Don’t Get Caught in the Media Hypestorm

May 3, 2012 Deb Griffith

The latest victim of its own success is Pinterest. At least, that’s what one would believe by scanning the latest media headlines touting the fall of Pinterest engagement.

Social media, flash sales, and QR codes have all experienced similar industry backlash. So what’s really happening here? Are we as consumers turning that fickle due to the ever accelerating speed of media evolution? Are we as marketers that willing to abandon our efforts based on the latest “expert” sound bite? Sorting through the hype isn’t that hard when you use a little common sense.

The new millennium has ushered in an unprecedented number and variety of new media options. And every time the latest and greatest takes the spotlight, it heralds the death of existing ones. Remember the predictions on direct mail, then email? How about MySpace? Each of these has had their popularity pendulum swing radically, yet they have all found their footing and place in the media mix, and that mix can change among different marketing channels. The current media trend is that when something new comes out, everyone joins the bandwagon.
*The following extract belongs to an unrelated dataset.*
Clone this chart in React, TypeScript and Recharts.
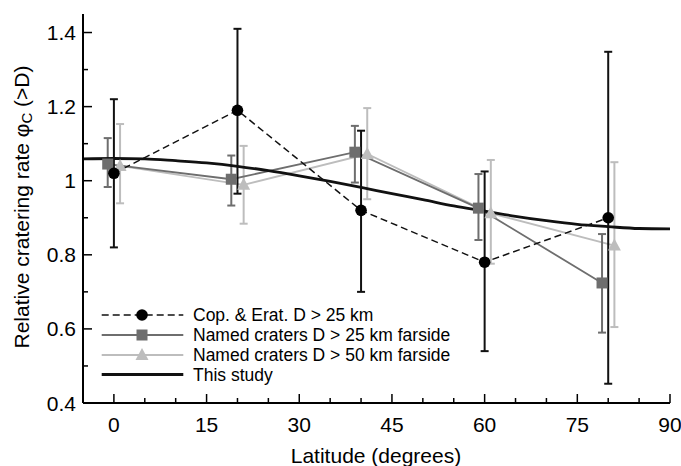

And while the rush to be the first established in any new media space may could be a competitive advantage, the learning curve is bound to produce failures. However, the failure of a new medium to work for a campaign, product, or even a brand doesn’t render the medium itself a failure. It just means that the marketing industry needs to figure out what works in each channel, and what doesn’t.

To quote Thomas Edison on the process, “I haven't failed, I've found 10,000 ways that don't work.” But that can be expensive. As well as discouraging, or even embarrassing. So it’s easy to see why marketers are so quick to slough off a new media darling when their ROI is at stake. And so the pendulum swings wildly from marketing savior to media whipping boy, but over time settles and steadies . And the key to stabilization is that the marketing industry as a whole embraces change, and has a willingness to be creative, and to optimize channel marketing solutions. As a result:

  • Pinterest’s value will be harnessed by those who can capitalize on imagery and visual search
  • QR codes will be seen on buildings with high foot traffic, and removed from billboards on highways
  • Flash sales will find the right niches and deal flexibility

All of which cumulates in a drive toward using new media in ways that make more sense to the users. And that’s what we’re all striving for in marketing. So take a deep breath, relax, and don’t close your Pinterest account just yet. Instead, focus on finding the ways to experiment without too much risk, and be willing to be part of a collective solution that harnesses each medium’s best qualities. And recognize you work in an industry where you never have to be bored. Something new and interesting will be launching tomorrow.